On a fall Friday in 1963 I was walking on the Baylor campus toward the then-new science building, heading for my freshman chemistry class with Dr. McAtee. Suddenly physics professor Dr. Robert Packard burst from the building on a run.
“Wow! Where are you going in such a hurry?” I asked.
His shocking answer was that some students had reported that President Kennedy had been shot in Dallas. Dr. Packard was going to his office to get a radio. Of course we gathered around to hear the stunning news. Classes were cancelled for the rest of the day, and we were glued to any available TV set to hear the horrible details.
It was decades later when my father, Abner McCall, who was president of Baylor 1961-1981, revealed to me that he – and Baylor – were peripherally involved in that fateful day. In the fall of 1963 President Kennedy was preparing to run for re-election in November 1964 against Republican Barry Goldwater. His campaign directors were concerned that a liberal Catholic hadn’t fared very well in Texas in the 1960 election, and they were trying to drum up support for Kennedy in the south, especially among Baptists.
The involvement of Baylor is recorded in Judge McCall’s own words in a journal he kept at the time. (We, his children, only learned of the existence of these journals after his death.) In July of the 1964 “edition” he recorded speaking to the Dallas Rotary Club and remarked then that Dallas was about as responsible for Kennedy’s death as Waco was for the tornado which killed 113 Wacoans in 1953.
He then writes:
“Frances [Mrs. McCall] remarked afterward that Dallas was not as responsible for Kennedy’s death as I was. This was an application of the legal theory of causation known as the “but for” rule . . . She was referring to the fact that Governor John Connally had called Harlon Fentress [Baylor trustee and owner of the Waco Tribune Herald] on the morning our Board of Trustees met in the fall of 1963, the day before Homecoming. [Connally] told Fentress he was planning President Kennedy’s itinerary through Texas for his planned visit in November and requested that Baylor schedule a speech at Baylor on November 22nd about 10:00 AM and hold a special convocation to bestow an honorary degree upon President Kennedy. Fentress told me Connally said he would make a major address which would attract national publicity for Baylor. I told [Fentress] I would have to consult the trustees, who would have to approve the degree.”
“Ben H. Wooten [Baylor trustee and chairman of the board of Dallas Federal Savings and Loan Association] was in my office when the call came in from Fentress and I asked him about the matter. He said the Kennedy trip was purely political and the Baylor speech was merely an effort to use Baylor for political purposes. He declared that he would publicly oppose the granting of such a degree to President Kennedy. I went over to the trustee meeting and talked informally to about ten more trustees individually. One . . . favored the granting of the degree, one . . . agreed to go along if I recommended it. The others were all opposed.”

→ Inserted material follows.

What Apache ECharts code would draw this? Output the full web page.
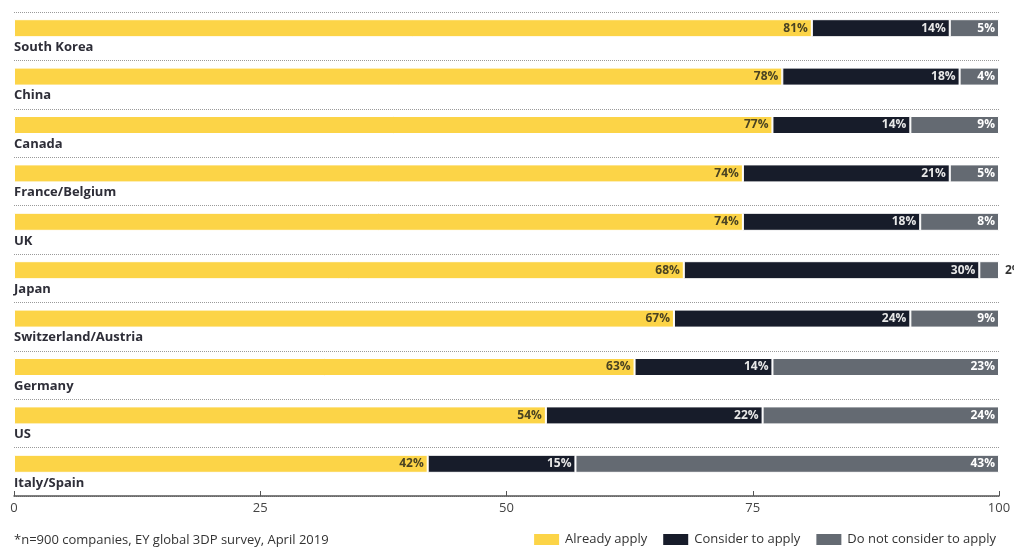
<!DOCTYPE html>
<html><head><meta charset="utf-8">
<script src="https://cdn.jsdelivr.net/npm/echarts@6/dist/echarts.min.js"></script>
<style>html,body{margin:0;padding:0;background:#fff}#c{width:1014px;height:548px}</style>
</head><body><div id="c"></div>
<script>
const categories = ['South Korea','China','Canada','France/Belgium','UK','Japan','Switzerland/Austria','Germany','US','Italy/Spain'];
const alreadyApply = [81,78,77,74,74,68,67,63,54,42];
const considerApply = [14,18,14,21,18,30,24,14,22,15];
const notConsider = [5,4,9,5,8,2,9,23,24,43];
const seriesNames = ['Already apply','Consider to apply','Do not consider to apply'];
const footnote = '*n=900 companies, EY global 3DP survey, April 2019';

const colors = ['#FCD447','#171C2A','#646A72'];
const labelColors = ['#4a4322','#e8e8e8','#ffffff'];
const font = '"Open Sans", "Noto Sans", sans-serif';

function mkSeries(name, vals, i) {
  return {
    name: name, type: 'bar', stack: 's', barWidth: 18,
    xAxisIndex: 0, yAxisIndex: 0,
    itemStyle: {color: colors[i], borderColor: '#fff', borderWidth: 1},
    label: {show: true, position: 'insideRight', formatter: '{c}%', color: labelColors[i],
      fontFamily: font, fontWeight: 'bold', fontSize: 12, distance: 4},
    data: vals.map(v => v < 3 ? {value: v, label: {position: 'right', color: '#333', distance: 6}} : v)
  };
}

const chart = echarts.init(document.getElementById('c'));
chart.setOption({
  animation: false,
  textStyle: {fontFamily: font},
  grid: [
    {left: 14, right: 15, top: 4, bottom: 60},
    {left: 14, right: 15, top: 12, bottom: 52}
  ],
  xAxis: [
    {gridIndex: 0, type: 'value', min: 0, max: 100, show: false},
    {gridIndex: 1, type: 'value', min: 0, max: 100, interval: 25,
      axisLine: {show: true, lineStyle: {color: '#555', width: 1.5}},
      axisTick: {show: true, inside: true, length: 5, lineStyle: {color: '#555'}},
      splitLine: {show: false},
      axisLabel: {color: '#444', fontSize: 13, margin: 6, fontFamily: font}}
  ],
  yAxis: [
    {gridIndex: 0, type: 'category', data: categories, inverse: true, show: false},
    {gridIndex: 1, type: 'category', data: categories, inverse: true,
      axisLine: {show: false}, axisTick: {show: false},
      splitLine: {show: true, interval: 0, lineStyle: {type: 'dotted', color: '#9a9a9a', width: 1}},
      axisLabel: {inside: true, align: 'left', margin: 0, color: '#2e2e38', fontSize: 13,
        fontWeight: 'bold', fontFamily: font, verticalAlign: 'top', lineHeight: 22}}
  ],
  legend: {
    bottom: 1, right: 18, padding: 0, itemWidth: 27, itemHeight: 13, itemGap: 14,
    icon: 'rect',
    textStyle: {color: '#333', fontSize: 13, fontFamily: font},
    data: seriesNames
  },
  graphic: [{type: 'text', left: 14, bottom: 1,
    style: {text: footnote, fill: '#333', font: '13px ' + font}}],
  series: [
    mkSeries(seriesNames[0], alreadyApply, 0),
    mkSeries(seriesNames[1], considerApply, 1),
    mkSeries(seriesNames[2], notConsider, 2)
  ]
});
</script></body></html>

“I then asked Joe Albritton [Baylor trustee; lawyer, banker, media mogul] to pass the word to Fentress . . . to tell John Connally not to make a request of me as I would have to say no. (I had discovered that there was a telephone call from the Governor’s office waiting for me.) Joe called Lyndon Johnson in California to tell him of the situation . . . Johnson told Joe that he would see that the request for Kennedy to get a degree from Baylor was dropped.”
“Since Kennedy was assassinated on the morning of November 22nd in Dallas he might have been in Waco if the request had been granted. So “but for” our refusal to grant the request Kennedy would not have been assassinated in Dallas.”
“This was the meeting of the Baylor Board which made the decision to integrate Baylor . . . I doubt if the request would have been granted even if it had been made on a day other than the one on which the Board had the bitter debate over integration. Over half of those who told me that they would oppose the degree voted for integration of Baylor.”
Part of Judge McCall’s reluctance to bring the Kennedy request before the Board was his determination to gain a favorable outcome for the trustees’ vote to integrate Baylor – a project he had been working on for several months. Believing that a Christian school should lead the way, he wanted Baylor, in whose students, faculty, and staff he had total confidence, to set an example of peaceful integration for the other schools of the Southwest Conference.
If all the above had been known soon after the assassination, Baylor might have received some criticism for denying the request to host Kennedy. Out of fear that Baylor would somehow be blamed, Judge McCall and the trustees whom he had consulted kept the deliberations under wraps. Who knows whether Lee Harvey Oswald might have traveled from Dallas to Waco to fulfill his mission? The shadow of the assassination that fell for many years over Dallas might then have fallen over Waco – and Baylor.